Self-driving cars are not the only technological leap forward addressed in the bill. I have written before in these pages about the need for a shift to alternative fuels. For progress to be maintained, charging an electric car in the future needs to become as easy as refuelling at a petrol station is now.
And interoperability must be assured – with the design of chargers converging on a common standard. So the bill gives the Government powers to require that fuel retailers add charge points to their forecourts, and that those charge points are accessible by all electric vehicle drivers.
Finally, not all modern technology is used in benign ways. Laser pointers have legitimate uses. But in recent years they have increasingly been used in a profoundly dangerous way: being deliberately shone into the eyes of aircraft pilots.
Apart from damaging victims' eyesight, this dangerous habit puts the lives both of pilots and passengers at risk. The consequences could be catastrophic. And it's not just about aircraft pilots, but drivers, and pilots of maritime vessels too. So the bill makes it a crime to intentionally distract the driver of a vehicle, on land, sea or in the air, with the penalty of an unlimited fine or a five-year prison sentence or both. The bill also gives powers to the police to search on arrest for laser pens suspected of having been used in committing an offence.
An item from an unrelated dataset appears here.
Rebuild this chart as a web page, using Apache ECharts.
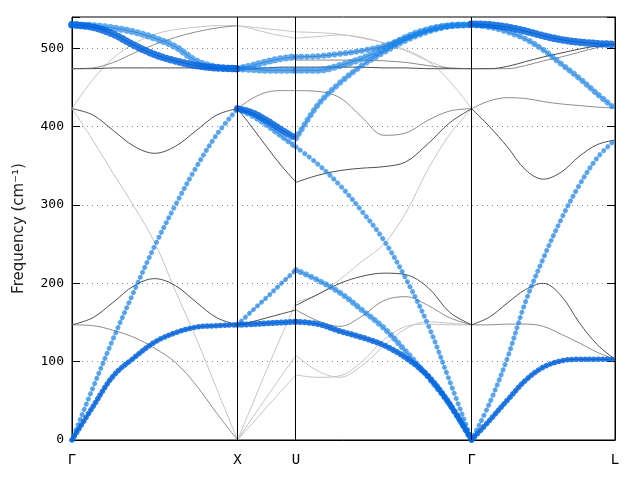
<!DOCTYPE html>
<html><head><meta charset="utf-8">
<script src="https://cdn.jsdelivr.net/npm/echarts@6/dist/echarts.min.js"></script>
<style>html,body{margin:0;padding:0;background:#fff}#c{width:640px;height:480px}</style>
</head><body><div id="c"></div>
<script>
// high-symmetry path (k-distance) and labels
const kLabels = ['Γ', 'X', 'U', 'Γ', 'L'];
const kTicks = [0, 1.0, 1.3536, 2.4142, 3.2802];
const yTicks = [0, 100, 200, 300, 400, 500];
// fractional sampling positions along a segment
const q9 = [0, .125, .25, .375, .5, .625, .75, .875, 1];
const q5 = [0, .25, .5, .75, 1];

// ---- Γ–X (cm^-1) ----
const gx_ta    = [0, 42, 82, 105, 125, 137, 144, 146, 147];
const gx_la    = [0, 66, 130, 190, 248, 300, 348, 390, 423];
const gx_f1    = [423, 383, 340, 298, 252, 190, 130, 65, 0];
const gx_f2    = [147, 146, 140, 131, 117, 99, 70, 34, 0];
const gx_o1    = [147, 156, 176, 197, 206, 197, 176, 156, 147];
const gx_o2    = [423, 415, 395, 375, 366, 375, 395, 415, 423];
const gx_o3    = [474, 474, 475, 475, 475, 475, 475, 474, 474];
const gx_o4    = [474, 475, 482, 494, 505, 514, 521, 526, 529];
const gx_o5    = [423, 460, 488, 506, 518, 524, 527, 529, 529];
const gx_t1    = [530, 527, 518, 504, 492, 484, 478, 475, 474];
const gx_t2    = [530, 529, 526, 521, 513, 502, 484, 476, 474];
// ---- X–U ----
const xu_a  = [0, 45, 90, 133, 176];
const xu_b  = [0, 28, 55, 82, 108];
const xu_c  = [0, 21, 42, 63, 83];
const xu_ta = [147, 148, 149, 150, 151];
const xu_d  = [147, 151, 156, 161, 166];
const xu_e  = [147, 165, 182, 200, 217];
const xu_f  = [423, 418, 408, 396, 385];
const xu_g  = [423, 414, 402, 388, 374];
const xu_h  = [423, 399, 374, 350, 329];
const xu_i  = [423, 436, 444, 446, 446];
const xu_j  = [474, 473, 472, 472, 472];
const xu_k  = [474, 474, 475, 476, 476];
const xu_l  = [474, 478, 483, 487, 489];
const xu_m  = [529, 527, 525, 523, 521];
const xu_n  = [529, 525, 520, 516, 513];
// ---- U–Γ ----
const ug_ta = [151, 148, 139, 131, 121, 105, 82, 46, 0];
const ug_b  = [217, 204, 188, 166, 143, 113, 81, 45, 0];
const ug_c  = [374, 352, 325, 292, 255, 206, 148, 75, 0];
const ug_d  = [385, 428, 456, 478, 495, 510, 521, 528, 530];
const ug_e  = [489, 490, 493, 497, 503, 513, 523, 529, 530];
const ug_f  = [472, 472, 478, 487, 499, 514, 524, 529, 530];
const ug_g  = [476, 476, 476, 476, 475, 475, 474, 474, 474];
const ug_h  = [485, 485, 485, 485, 484, 482, 478, 475, 474];
const ug_i  = [521, 520, 518, 513, 507, 498, 484, 458, 423];
const ug_j  = [513, 515, 517, 514, 507, 497, 484, 475, 474];
const ug_k  = [446, 445, 437, 412, 389, 392, 408, 420, 423];
const ug_l  = [329, 338, 344, 347, 349, 355, 378, 405, 423];
const ug_m  = [176, 186, 205, 228, 250, 290, 345, 390, 423];
const ug_n  = [172, 186, 200, 209, 213, 211, 195, 163, 147];
const ug_o  = [166, 152, 145, 158, 178, 183, 172, 156, 147];
const ug_p  = [108, 88, 80, 95, 120, 142, 151, 149, 147];
const ug_q  = [83, 80, 82, 100, 128, 145, 148, 147, 147];
// ---- Γ–L ----
const gl_ta = [0, 25, 51, 76, 93, 101, 103, 103, 103];
const gl_la = [0, 47, 105, 176, 232, 282, 325, 360, 383];
const gl_a  = [147, 157, 175, 192, 200, 184, 150, 122, 103];
const gl_b  = [147, 147, 148, 148, 145, 135, 124, 112, 103];
const gl_c  = [423, 433, 437, 436, 432, 429, 427, 425, 424];
const gl_d  = [423, 400, 374, 345, 333, 342, 362, 377, 383];
const gl_e  = [531, 530, 527, 522, 516, 511, 508, 506, 505];
const gl_f  = [530, 527, 521, 512, 498, 480, 462, 442, 423];
const gl_g  = [474, 474, 474, 478, 484, 489, 495, 501, 506];
const gl_h  = [474, 474, 477, 483, 489, 494, 499, 503, 505];

// layout: [values, segment, q, line tone, dot tone, dot size]
const layout = [
  [gx_ta,0,q9,'d','D',5.5],[gx_la,0,q9,'l','B',5],[gx_f1,0,q9,'l',null],[gx_f2,0,q9,'m',null],
  [gx_o1,0,q9,'d',null],[gx_o2,0,q9,'d',null],[gx_o3,0,q9,'d',null],[gx_o4,0,q9,'m',null],
  [gx_o5,0,q9,'l',null],[gx_t1,0,q9,'d','D',7.5],[gx_t2,0,q9,'m','B',7],
  [xu_a,1,q5,'l',null],[xu_b,1,q5,'l',null],[xu_c,1,q5,'l',null],[xu_ta,1,q5,'d','D',6],
  [xu_d,1,q5,'d',null],[xu_e,1,q5,'m','B',5],[xu_f,1,q5,'d','D',7],[xu_g,1,q5,'m','B',6],
  [xu_h,1,q5,'d',null],[xu_i,1,q5,'m',null],[xu_j,1,q5,'m','B',7],[xu_k,1,q5,'d',null],
  [xu_l,1,q5,'m','B',7],[xu_m,1,q5,'l',null],[xu_n,1,q5,'l',null],
  [ug_ta,2,q9,'d','D',6],[ug_b,2,q9,'m','B',6],[ug_c,2,q9,'l','B',5],[ug_d,2,q9,'m','B',6],
  [ug_e,2,q9,'m','B',6],[ug_f,2,q9,'m','B',7],[ug_g,2,q9,'d',null],[ug_h,2,q9,'m',null],
  [ug_i,2,q9,'l',null],[ug_j,2,q9,'l',null],[ug_k,2,q9,'m',null],[ug_l,2,q9,'d',null],
  [ug_m,2,q9,'l',null],[ug_n,2,q9,'d',null],[ug_o,2,q9,'m',null],[ug_p,2,q9,'l',null],[ug_q,2,q9,'l',null],
  [gl_ta,3,q9,'d','D',5.5],[gl_la,3,q9,'l','B',5],[gl_a,3,q9,'d',null],[gl_b,3,q9,'m',null],
  [gl_c,3,q9,'m',null],[gl_d,3,q9,'d',null],[gl_e,3,q9,'d','D',7.5],[gl_f,3,q9,'m','B',6],
  [gl_g,3,q9,'m',null],[gl_h,3,q9,'d',null]
];

const TONE = {l:'#c4c4c4', m:'#8c8c8c', d:'#4e4e4e'};
const DOT = {D:{c:'rgba(0,100,225,0.85)', gap:4.4}, B:{c:'rgba(20,130,235,0.68)', gap:5.5}};

function pts(v, seg, q){
  const a = kTicks[seg], b = kTicks[seg+1];
  return q.map((t,i)=>[a + t*(b-a), v[i]]);
}

const series = [];
['l','m','d'].forEach(tone=>{
  layout.filter(r=>r[3]===tone).forEach(r=>{
    series.push({type:'line', data:pts(r[0],r[1],r[2]), smooth:0.35, symbol:'none', silent:true,
      lineStyle:{color:TONE[tone], width:1}, z:2});
  });
});
['B','D'].forEach(dt=>{
  layout.filter(r=>r[4]===dt).forEach(r=>{
    series.push({type:'line', data:pts(r[0],r[1],r[2]), smooth:0.35, symbol:'none', silent:true,
      lineStyle:{color:DOT[dt].c, width:r[5], type:[0.01, DOT[dt].gap], cap:'round'}, z:3});
  });
});
series.push({type:'line', data:[], silent:true, z:5,
  markLine:{silent:true, symbol:['none','none'], label:{show:false}, animation:false,
    lineStyle:{color:'#000', width:1, type:'solid'},
    data:[{xAxis:kTicks[1]},{xAxis:kTicks[2]},{xAxis:kTicks[3]}]}});

const chart = echarts.init(document.getElementById('c'));
chart.setOption({
  animation:false,
  grid:{left:72, right:25, top:17, bottom:40, show:true, borderColor:'#000', borderWidth:1, backgroundColor:'transparent'},
  xAxis:{type:'value', min:kTicks[0], max:kTicks[4],
    axisLine:{show:true, lineStyle:{color:'#000'}}, axisTick:{show:false}, splitLine:{show:false},
    axisLabel:{customValues:kTicks, showMinLabel:true, showMaxLabel:true,
      formatter:v=>{const i=kTicks.findIndex(t=>Math.abs(t-v)<1e-6); return i>=0?kLabels[i]:'';},
      fontFamily:'DejaVu Sans Mono', fontSize:14, color:'#000', margin:13}},
  yAxis:[{type:'value', min:0, max:540, interval:100,
    name:'Frequency (cm⁻¹)', nameLocation:'middle', nameGap:45,
    nameTextStyle:{fontFamily:'DejaVu Sans', fontSize:15, color:'#222'},
    axisLine:{show:true, lineStyle:{color:'#000'}},
    axisTick:{show:true, inside:true, length:8, lineStyle:{color:'#000'}},
    axisLabel:{formatter:v=>yTicks.includes(v)?String(v):'', fontFamily:'DejaVu Sans Mono', fontSize:13, color:'#000', margin:8},
    splitLine:{show:true, lineStyle:{color:'#888', width:1, type:[1,4]}}},
   {type:'value', position:'right', min:0, max:540, interval:100,
    axisLine:{show:true, lineStyle:{color:'#000'}},
    axisTick:{show:true, inside:true, length:8, lineStyle:{color:'#000'}},
    axisLabel:{show:false}, splitLine:{show:false}}],
  series
});
</script></body></html>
For all governments, far-reaching change of the kind we are seeing in transport poses a dilemma. In preparing for a future, the precise characteristics of which are inevitably uncertain, do we commit ourselves now to specific policy approaches? Or instead defer decisions until all has become clear and the future is upon us? The former carries the risk of disrupting the very change for which we are seeking to prepare, the latter the risk of being overwhelmed by change, and in our unreadiness unable to seize the opportunities it brings.
The Vehicle Technology and Aviation Bill is a careful but bold attempt to straddle the horns of this dilemma. It clears the ground for the future, nourishes the green shoots of innovation, and makes space to let them flourish.